- _TASK INPUTS_:
%%

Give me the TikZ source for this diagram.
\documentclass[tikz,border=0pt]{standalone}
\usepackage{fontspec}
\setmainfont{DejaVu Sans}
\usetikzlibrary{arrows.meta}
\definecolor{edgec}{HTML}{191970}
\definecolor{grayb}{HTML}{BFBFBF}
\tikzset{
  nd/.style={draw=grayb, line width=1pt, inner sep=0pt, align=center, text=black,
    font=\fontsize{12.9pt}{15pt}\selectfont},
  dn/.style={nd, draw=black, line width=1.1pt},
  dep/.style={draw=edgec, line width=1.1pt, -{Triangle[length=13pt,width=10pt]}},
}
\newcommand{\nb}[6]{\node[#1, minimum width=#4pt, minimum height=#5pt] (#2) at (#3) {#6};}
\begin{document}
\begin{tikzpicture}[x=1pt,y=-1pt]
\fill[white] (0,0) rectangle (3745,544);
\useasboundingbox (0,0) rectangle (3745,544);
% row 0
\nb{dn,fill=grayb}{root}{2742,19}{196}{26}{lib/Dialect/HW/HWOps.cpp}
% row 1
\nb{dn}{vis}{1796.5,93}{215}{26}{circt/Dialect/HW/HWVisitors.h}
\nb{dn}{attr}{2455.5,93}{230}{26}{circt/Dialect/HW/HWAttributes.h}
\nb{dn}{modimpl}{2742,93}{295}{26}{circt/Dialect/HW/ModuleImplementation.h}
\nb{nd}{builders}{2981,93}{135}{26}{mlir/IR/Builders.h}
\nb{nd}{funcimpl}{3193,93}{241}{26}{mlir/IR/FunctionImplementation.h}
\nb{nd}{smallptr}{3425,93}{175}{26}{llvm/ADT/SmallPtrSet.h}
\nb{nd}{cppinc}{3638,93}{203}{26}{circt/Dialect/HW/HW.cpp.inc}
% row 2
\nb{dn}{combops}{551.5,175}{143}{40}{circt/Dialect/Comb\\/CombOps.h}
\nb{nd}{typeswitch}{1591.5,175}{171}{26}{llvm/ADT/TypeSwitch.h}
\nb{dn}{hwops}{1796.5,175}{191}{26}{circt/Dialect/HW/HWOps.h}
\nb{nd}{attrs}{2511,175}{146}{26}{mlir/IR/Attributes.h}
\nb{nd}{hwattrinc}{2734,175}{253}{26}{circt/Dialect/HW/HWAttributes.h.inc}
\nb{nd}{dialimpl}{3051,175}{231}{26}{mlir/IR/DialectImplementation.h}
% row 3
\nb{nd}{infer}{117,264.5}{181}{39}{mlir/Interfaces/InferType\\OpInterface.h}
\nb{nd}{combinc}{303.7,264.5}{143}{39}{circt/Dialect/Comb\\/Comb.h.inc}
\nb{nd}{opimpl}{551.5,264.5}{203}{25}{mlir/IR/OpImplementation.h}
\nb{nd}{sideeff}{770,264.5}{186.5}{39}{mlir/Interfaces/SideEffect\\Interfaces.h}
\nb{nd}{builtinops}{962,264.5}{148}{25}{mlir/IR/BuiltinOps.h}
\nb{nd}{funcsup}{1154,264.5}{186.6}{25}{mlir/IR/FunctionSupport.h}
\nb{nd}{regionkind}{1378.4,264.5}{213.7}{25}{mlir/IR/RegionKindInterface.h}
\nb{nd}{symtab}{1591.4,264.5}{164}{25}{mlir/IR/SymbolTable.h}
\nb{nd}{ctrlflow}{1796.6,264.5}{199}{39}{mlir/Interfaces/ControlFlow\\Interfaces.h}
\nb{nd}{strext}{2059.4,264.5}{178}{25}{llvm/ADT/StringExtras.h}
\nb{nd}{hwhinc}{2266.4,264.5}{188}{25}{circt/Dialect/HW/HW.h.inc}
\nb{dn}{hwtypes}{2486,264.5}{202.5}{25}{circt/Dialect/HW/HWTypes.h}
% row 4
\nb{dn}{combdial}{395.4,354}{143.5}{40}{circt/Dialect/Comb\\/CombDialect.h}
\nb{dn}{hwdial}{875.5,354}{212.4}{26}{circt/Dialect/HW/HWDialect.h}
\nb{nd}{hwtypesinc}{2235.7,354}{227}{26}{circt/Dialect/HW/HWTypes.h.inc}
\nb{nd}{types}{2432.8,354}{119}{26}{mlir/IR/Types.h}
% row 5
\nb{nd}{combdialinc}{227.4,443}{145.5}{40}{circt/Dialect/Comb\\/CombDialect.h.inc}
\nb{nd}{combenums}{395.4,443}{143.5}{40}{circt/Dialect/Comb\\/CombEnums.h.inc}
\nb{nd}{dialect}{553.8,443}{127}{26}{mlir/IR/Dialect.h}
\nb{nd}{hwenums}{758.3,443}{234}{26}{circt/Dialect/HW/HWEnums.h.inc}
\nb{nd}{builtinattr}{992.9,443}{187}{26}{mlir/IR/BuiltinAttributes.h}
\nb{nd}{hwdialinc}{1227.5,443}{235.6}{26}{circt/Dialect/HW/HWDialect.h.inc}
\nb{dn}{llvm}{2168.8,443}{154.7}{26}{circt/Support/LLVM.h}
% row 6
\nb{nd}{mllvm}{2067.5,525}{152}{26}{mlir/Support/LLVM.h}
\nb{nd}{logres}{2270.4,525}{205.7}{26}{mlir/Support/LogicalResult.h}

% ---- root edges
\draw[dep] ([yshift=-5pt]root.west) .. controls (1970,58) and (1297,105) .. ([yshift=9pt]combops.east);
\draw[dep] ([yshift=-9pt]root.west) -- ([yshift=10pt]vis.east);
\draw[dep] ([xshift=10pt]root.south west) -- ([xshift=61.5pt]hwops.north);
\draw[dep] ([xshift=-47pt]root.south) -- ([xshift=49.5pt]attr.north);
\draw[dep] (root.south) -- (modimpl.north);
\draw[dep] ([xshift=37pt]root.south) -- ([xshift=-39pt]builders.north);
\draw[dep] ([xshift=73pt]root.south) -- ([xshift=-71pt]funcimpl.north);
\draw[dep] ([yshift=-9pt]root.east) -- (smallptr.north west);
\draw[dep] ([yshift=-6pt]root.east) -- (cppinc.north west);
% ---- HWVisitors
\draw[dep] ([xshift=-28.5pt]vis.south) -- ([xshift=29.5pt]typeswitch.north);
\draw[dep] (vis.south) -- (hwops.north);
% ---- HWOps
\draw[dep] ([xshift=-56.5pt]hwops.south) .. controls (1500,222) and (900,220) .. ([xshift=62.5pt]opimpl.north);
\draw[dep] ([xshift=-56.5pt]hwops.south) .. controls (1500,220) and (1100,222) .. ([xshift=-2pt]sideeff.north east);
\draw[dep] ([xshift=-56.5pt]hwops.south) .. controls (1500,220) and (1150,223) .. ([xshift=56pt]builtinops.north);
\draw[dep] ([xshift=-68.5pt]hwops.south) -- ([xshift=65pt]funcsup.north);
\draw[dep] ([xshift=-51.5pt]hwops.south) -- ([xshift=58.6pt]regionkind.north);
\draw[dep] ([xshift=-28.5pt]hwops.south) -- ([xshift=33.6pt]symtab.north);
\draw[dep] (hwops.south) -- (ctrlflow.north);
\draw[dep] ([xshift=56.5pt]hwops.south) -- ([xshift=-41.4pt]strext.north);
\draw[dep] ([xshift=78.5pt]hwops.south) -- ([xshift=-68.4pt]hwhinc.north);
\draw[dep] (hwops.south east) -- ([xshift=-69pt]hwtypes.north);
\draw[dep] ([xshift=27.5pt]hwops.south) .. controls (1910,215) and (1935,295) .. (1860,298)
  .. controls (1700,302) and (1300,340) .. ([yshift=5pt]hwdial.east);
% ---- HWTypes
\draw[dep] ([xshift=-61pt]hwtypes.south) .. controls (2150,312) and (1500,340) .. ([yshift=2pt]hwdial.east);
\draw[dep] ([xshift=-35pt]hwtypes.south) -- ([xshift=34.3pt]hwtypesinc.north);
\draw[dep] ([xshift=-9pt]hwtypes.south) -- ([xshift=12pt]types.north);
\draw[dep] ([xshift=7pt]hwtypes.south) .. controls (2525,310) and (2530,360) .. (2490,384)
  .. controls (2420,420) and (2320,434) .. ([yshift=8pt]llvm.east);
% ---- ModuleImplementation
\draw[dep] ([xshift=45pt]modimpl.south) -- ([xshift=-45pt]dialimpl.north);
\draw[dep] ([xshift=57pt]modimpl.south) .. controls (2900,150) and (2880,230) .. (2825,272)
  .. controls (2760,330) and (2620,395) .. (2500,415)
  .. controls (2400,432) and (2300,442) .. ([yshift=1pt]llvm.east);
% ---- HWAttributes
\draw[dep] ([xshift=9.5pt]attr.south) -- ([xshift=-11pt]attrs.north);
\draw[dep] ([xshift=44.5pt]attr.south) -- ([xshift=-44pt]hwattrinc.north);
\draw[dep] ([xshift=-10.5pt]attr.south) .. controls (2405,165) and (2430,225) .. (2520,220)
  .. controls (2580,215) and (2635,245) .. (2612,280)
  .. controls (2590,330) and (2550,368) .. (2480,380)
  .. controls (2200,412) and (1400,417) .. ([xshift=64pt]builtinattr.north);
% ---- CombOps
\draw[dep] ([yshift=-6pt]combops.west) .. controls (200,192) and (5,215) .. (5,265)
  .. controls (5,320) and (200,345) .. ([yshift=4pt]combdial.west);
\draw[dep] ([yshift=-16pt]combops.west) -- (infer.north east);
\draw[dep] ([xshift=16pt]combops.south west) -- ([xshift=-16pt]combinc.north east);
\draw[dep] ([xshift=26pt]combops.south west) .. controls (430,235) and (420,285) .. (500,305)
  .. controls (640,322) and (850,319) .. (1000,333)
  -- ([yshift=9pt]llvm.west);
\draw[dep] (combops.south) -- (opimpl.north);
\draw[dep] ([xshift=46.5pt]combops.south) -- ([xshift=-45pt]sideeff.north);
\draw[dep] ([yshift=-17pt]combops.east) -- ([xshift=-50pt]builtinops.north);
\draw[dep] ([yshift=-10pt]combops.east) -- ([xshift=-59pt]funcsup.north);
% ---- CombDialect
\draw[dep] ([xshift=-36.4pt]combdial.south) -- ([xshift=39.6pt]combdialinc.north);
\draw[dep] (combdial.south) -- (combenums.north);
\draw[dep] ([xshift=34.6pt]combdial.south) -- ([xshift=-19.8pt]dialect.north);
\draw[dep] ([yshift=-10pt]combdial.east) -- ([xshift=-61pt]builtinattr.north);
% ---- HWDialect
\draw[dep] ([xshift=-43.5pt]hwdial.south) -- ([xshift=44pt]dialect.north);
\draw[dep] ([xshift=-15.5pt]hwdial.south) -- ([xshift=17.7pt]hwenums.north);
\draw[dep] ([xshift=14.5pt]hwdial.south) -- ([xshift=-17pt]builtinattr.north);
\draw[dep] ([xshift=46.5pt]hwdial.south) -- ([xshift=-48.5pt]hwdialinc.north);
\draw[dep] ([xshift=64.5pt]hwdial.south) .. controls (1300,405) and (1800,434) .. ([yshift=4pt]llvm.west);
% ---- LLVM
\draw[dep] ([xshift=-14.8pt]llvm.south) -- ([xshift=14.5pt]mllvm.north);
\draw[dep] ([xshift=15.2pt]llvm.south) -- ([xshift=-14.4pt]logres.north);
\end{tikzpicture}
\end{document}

%%
%%

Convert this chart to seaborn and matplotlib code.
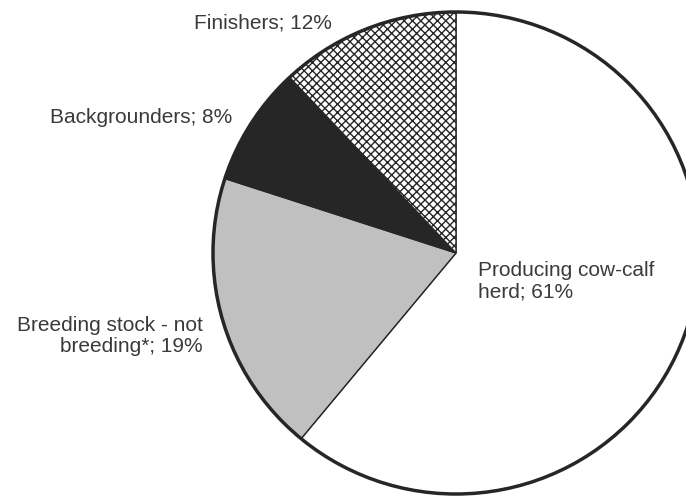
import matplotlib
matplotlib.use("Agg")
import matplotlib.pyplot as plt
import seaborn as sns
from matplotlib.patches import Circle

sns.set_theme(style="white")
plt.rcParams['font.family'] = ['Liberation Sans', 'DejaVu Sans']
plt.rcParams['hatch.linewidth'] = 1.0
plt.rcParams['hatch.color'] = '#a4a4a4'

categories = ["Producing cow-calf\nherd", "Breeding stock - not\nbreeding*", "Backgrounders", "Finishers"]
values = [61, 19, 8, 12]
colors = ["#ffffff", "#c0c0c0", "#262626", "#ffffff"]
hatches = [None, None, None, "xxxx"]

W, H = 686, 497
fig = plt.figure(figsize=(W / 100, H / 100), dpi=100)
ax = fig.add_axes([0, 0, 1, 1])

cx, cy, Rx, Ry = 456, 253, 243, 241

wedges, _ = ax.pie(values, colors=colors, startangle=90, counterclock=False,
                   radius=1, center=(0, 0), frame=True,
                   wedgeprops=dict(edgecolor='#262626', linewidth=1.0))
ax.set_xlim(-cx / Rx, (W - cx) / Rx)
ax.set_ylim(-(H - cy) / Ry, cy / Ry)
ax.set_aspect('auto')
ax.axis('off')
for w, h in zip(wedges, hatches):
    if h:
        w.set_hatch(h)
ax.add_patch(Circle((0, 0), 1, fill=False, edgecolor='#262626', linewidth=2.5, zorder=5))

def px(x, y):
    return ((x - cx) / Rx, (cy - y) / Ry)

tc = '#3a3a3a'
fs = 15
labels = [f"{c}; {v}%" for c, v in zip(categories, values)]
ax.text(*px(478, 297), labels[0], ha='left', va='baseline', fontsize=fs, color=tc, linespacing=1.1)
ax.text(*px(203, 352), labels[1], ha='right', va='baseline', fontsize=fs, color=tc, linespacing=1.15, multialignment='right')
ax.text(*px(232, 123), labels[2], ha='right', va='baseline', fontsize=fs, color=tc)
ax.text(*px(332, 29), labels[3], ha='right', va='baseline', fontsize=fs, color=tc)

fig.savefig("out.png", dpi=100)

%%

- _DO THIS_:
Compute how many lines include the string "matplotlib", then give that number by itself.

- _THE OUTPUT_:
5